From roughly half-a-million years ago to about twelve thousand years ago, humankind was a food-gatherer, constituting a gathering economy, also termed paleolithic savagery. No class monopoly of the means of living existed then, and the period represented a good 98 per cent of human existence on the planet. Then, sometime between twenty and twelve thousand years ago human beings, most specifically in the Near East, actively and co-operatively increased their food supply by cultivating plants and breeding animals. This was a food-producing economy, also known as neolithic barbarism.
Then—about 8,000 years ago—came an economic revolution, particularly in the alluvial valleys of the Nile, the Tigris-Euphrates, and the Indus. Farmers produced a surplus, which supported an urban population of craftsmen, merchants, priests, officials and clerks. Class society was born. The next two thousand years saw the Bronze Age, so called because copper and bronze were the only metals used for tools and weapons. The social surplus, primarily created from subsistence agriculture, was concentrated in the hands of priests and officials.
Then followed the Early Iron Age which, thanks to a cheap method of producing wrought iron, popularised metal equipment at a time when the alphabet popularised writing, previously reserved to a few privileged clerks. Financial transactions w’ere aided by the circulation of coined money (about 800 BC). The social surplus, now derived from specialised farming, mainly supported a class of merchants, financiers and capitalist farmers. The next major economic revolution in history was feudalism, which tied to the soil the previously-nomadic cultivator, now a peasant, yet liberated the latter from chattel slavery. The guild system secured to the artisan, as well as to the merchant, not only freedom but economic status. Agriculture became more intensive and saw the arrival of water power; a population boom resulted. With the discovery of the New World and of seaways to India and the Far East, Atlantic Europe had opened a world market. Capitalism developed, sucking the peasantry from the rural economy into the industrialising cities, turning the wealth-producers into the wage-workers we are today.

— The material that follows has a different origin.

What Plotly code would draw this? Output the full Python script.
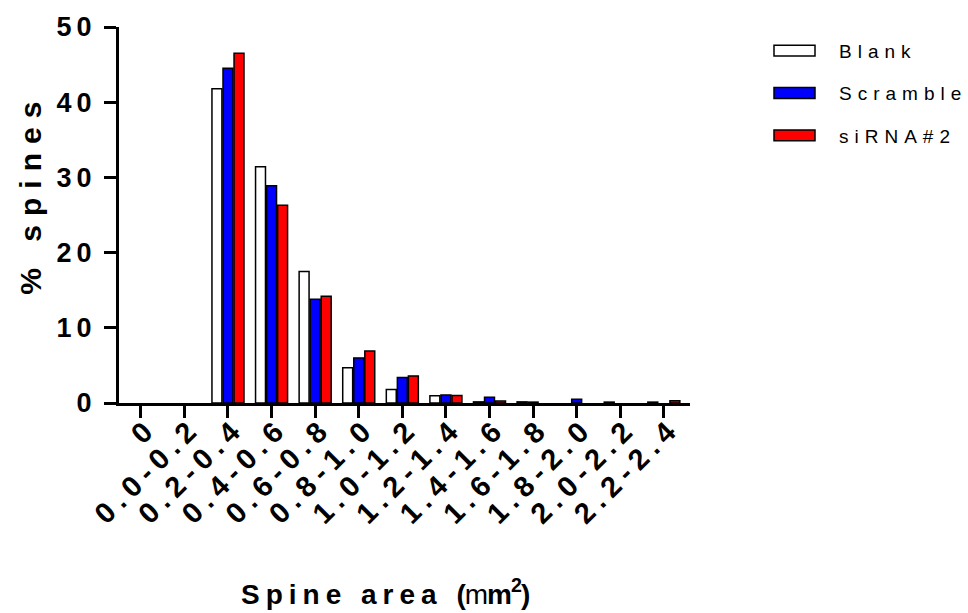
import plotly.graph_objects as go

categories = ["0", "0.0-0.2", "0.2-0.4", "0.4-0.6", "0.6-0.8", "0.8-1.0", "1.0-1.2",
              "1.2-1.4", "1.4-1.6", "1.6-1.8", "1.8-2.0", "2.0-2.2", "2.2-2.4"]
blank = [0, 0, 41.8, 31.4, 17.5, 4.7, 1.8, 0.95, 0.15, 0.15, 0, 0.12, 0.12]
scramble = [0, 0, 44.5, 28.9, 13.8, 6.0, 3.4, 1.05, 0.75, 0.12, 0.5, 0, 0]
sirna = [0, 0, 46.5, 26.3, 14.2, 6.9, 3.6, 1.0, 0.25, 0, 0, 0, 0.3]

series_names = ["Blank", "Scramble", "siRNA#2"]
series_colors = ["#ffffff", "#0000ff", "#ff0000"]
series_values = [blank, scramble, sirna]

y_ticks = [0, 10, 20, 30, 40, 50]

FONT = "Liberation Sans, Arial, sans-serif"
W, H = 968, 613
L, R, T, B = 119, 690, 24, 403
LEG_SP = 6


def px(x):
    return (x - L) / (R - L)


def py(y):
    return (B - y) / (B - T)


fig = go.Figure()
for name, color, vals in zip(series_names, series_colors, series_values):
    fig.add_trace(go.Bar(
        x=categories, y=vals, name=name,
        marker=dict(color=color,
                    line=dict(color="black",
                              width=[1.5 if v > 0 else 0 for v in vals])),
        showlegend=False,
    ))

# custom legend (wide boxes like the reference)
for i, (name, color) in enumerate(zip(series_names, series_colors)):
    yc = 47.8 + 42.7 * i
    fig.add_shape(type="rect", xref="paper", yref="paper",
                  x0=px(774), x1=px(815), y0=py(yc + 5.5), y1=py(yc - 5.5),
                  fillcolor=color, line=dict(color="black", width=1.5))
    fig.add_annotation(xref="paper", yref="paper",
                       x=px(836.5 + LEG_SP * len(name) / 2), y=py(yc + 1),
                       xanchor="left", yanchor="middle", showarrow=False,
                       text=name, font=dict(family=FONT, size=19, color="black"))

# axis titles (annotation indices 3 and 4)
fig.add_annotation(xref="paper", yref="paper", x=px(385), y=py(594),
                   xanchor="center", yanchor="middle", showarrow=False,
                   text="Spine area <span style='letter-spacing:-1px'>(<span style='font-weight:normal'>m</span>m<sup>2</sup>)</span>",
                   font=dict(family=FONT, size=28, color="black", weight="bold"))
fig.add_annotation(xref="paper", yref="paper", x=px(31), y=py(192),
                   xanchor="center", yanchor="middle", showarrow=False, textangle=-90,
                   text="% spines",
                   font=dict(family=FONT, size=30, color="black", weight="bold"))

fig.update_layout(
    width=W, height=H,
    margin=dict(l=L, r=W - R, t=T, b=H - B, pad=0),
    paper_bgcolor="white", plot_bgcolor="white",
    barmode="group", bargap=0.24, bargroupgap=0.1,
    font=dict(family=FONT, color="black"),
)
fig.update_xaxes(
    type="category", range=[-0.5, 12.6],
    showline=True, linewidth=3, linecolor="black",
    ticks="outside", ticklen=12, tickwidth=3, tickcolor="black",
    tickangle=-45, ticklabelstandoff=-19, ticklabelshift=8,
    tickfont=dict(family=FONT, size=29, color="black", weight="bold"),
    showgrid=False, zeroline=False,
)
fig.update_yaxes(
    range=[0, 50], tickvals=y_ticks,
    showline=True, linewidth=3, linecolor="black",
    ticks="outside", ticklen=12, tickwidth=3, tickcolor="black",
    ticklabelstandoff=2,
    tickfont=dict(family=FONT, size=27, color="black", weight="bold"),
    showgrid=False, zeroline=False,
)

post = """
document.body.style.margin='0';
var gd=document.getElementById('{plot_id}');
function ls(sel,v){gd.querySelectorAll(sel).forEach(function(t){t.style.letterSpacing=v;});}
ls('.xtick text','6.5px');
ls('.ytick text','5px');
ls('.annotation text','""" + str(LEG_SP) + """px');
ls('.annotation[data-index="4"] text','9px');
gd.querySelectorAll('text').forEach(function(t){if(!t.textContent.trim()){t.remove();}});
var tester=document.getElementById('js-plotly-tester');
if(tester){tester.querySelectorAll('text').forEach(function(t){t.remove();});}
"""
fig.write_html("out.html", post_script=post, config={"displayModeBar": False})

From the time the Galaxy was formed to the emergence of life, to the appearance of intelligent life in the form of human beings, change was continuous. Our species crept out of their caves to challenge the threatening world and in a flash came to fly through the clouds in machines, communicate across the world in an instant, and travel to the Moon. Yet as long as we are bound as a majority to slave for a minority’s capital, we shall never realise our potential. We can have a decent, healthy, comfortable world, yet our very social organisation creates endless miseries and poverty and—final worry—a weapon that can destroy the planet.